ニューヨーク州は2023年に映画産業に対する税優遇措置年間を4億2,000万ドルから7億ドルへとほぼ倍増させ、税額控除率を25%から30%に引き上げ。俳優・監督・脚本家・プロデューサーの給与の最初の50万ドルを控除対象としたにもかかわらず、税額控除の申請は5年前の数字から53%減少している。
そんな中、他の国や州と同じく映画制作者を誘致するため、ホークル知事は上記の控除対象額の50万ドルの上限を撤廃することや、2年または3年の期間が割り当てられている入金までの遅れをなくし、初年度に全額を入金すること、州内で少なくとも3本の大規模映画を製作する会社には30%の基本控除に加えて10%のボーナスを支給すること、インディペンデント映画のために新たに1億ドルの資金プールを設けることなどを掲げている。

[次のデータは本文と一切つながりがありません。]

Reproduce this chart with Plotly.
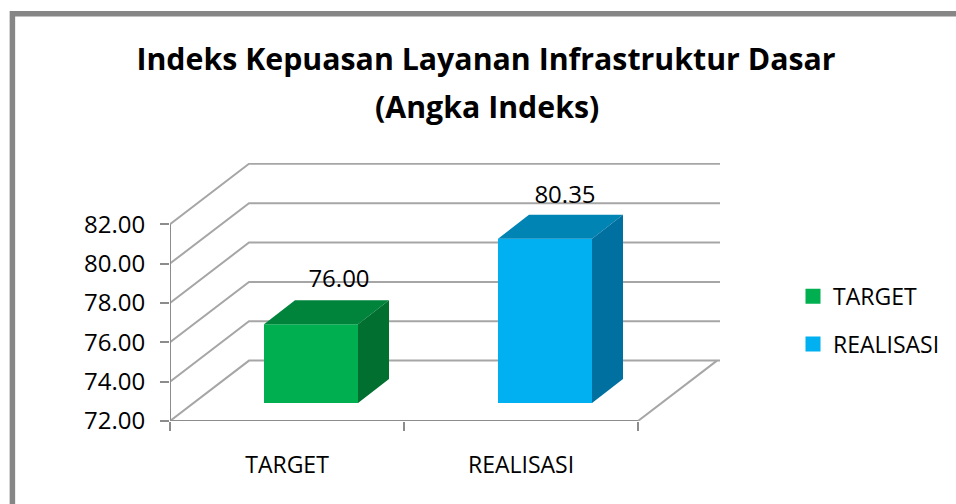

一方でこの案へ批判的な意見も上がっており、監視団体リインベント・アルバニーは「この動きによって納税者にさらに18億ドルの負担がかかり、13年間で総額95億ドルに達する」と試算しているとNew York Postは報じている。また、金融アドバイザリー企業PFMグループによる分析では、このプログラムによって州の納税者に還元される収入は1ドルあたり31セントにすぎないことが判明した。Empire Center for Public Policyの調査ディレクターであるケン・ギラルディン氏は、「ニューヨークはすでに映画業界を魅了するのに十分な信用があり、このプログラムは膨大な無駄遣いである」と述べているが、この背景には隣のニュージャージー州に撮影が移行していることがあるという。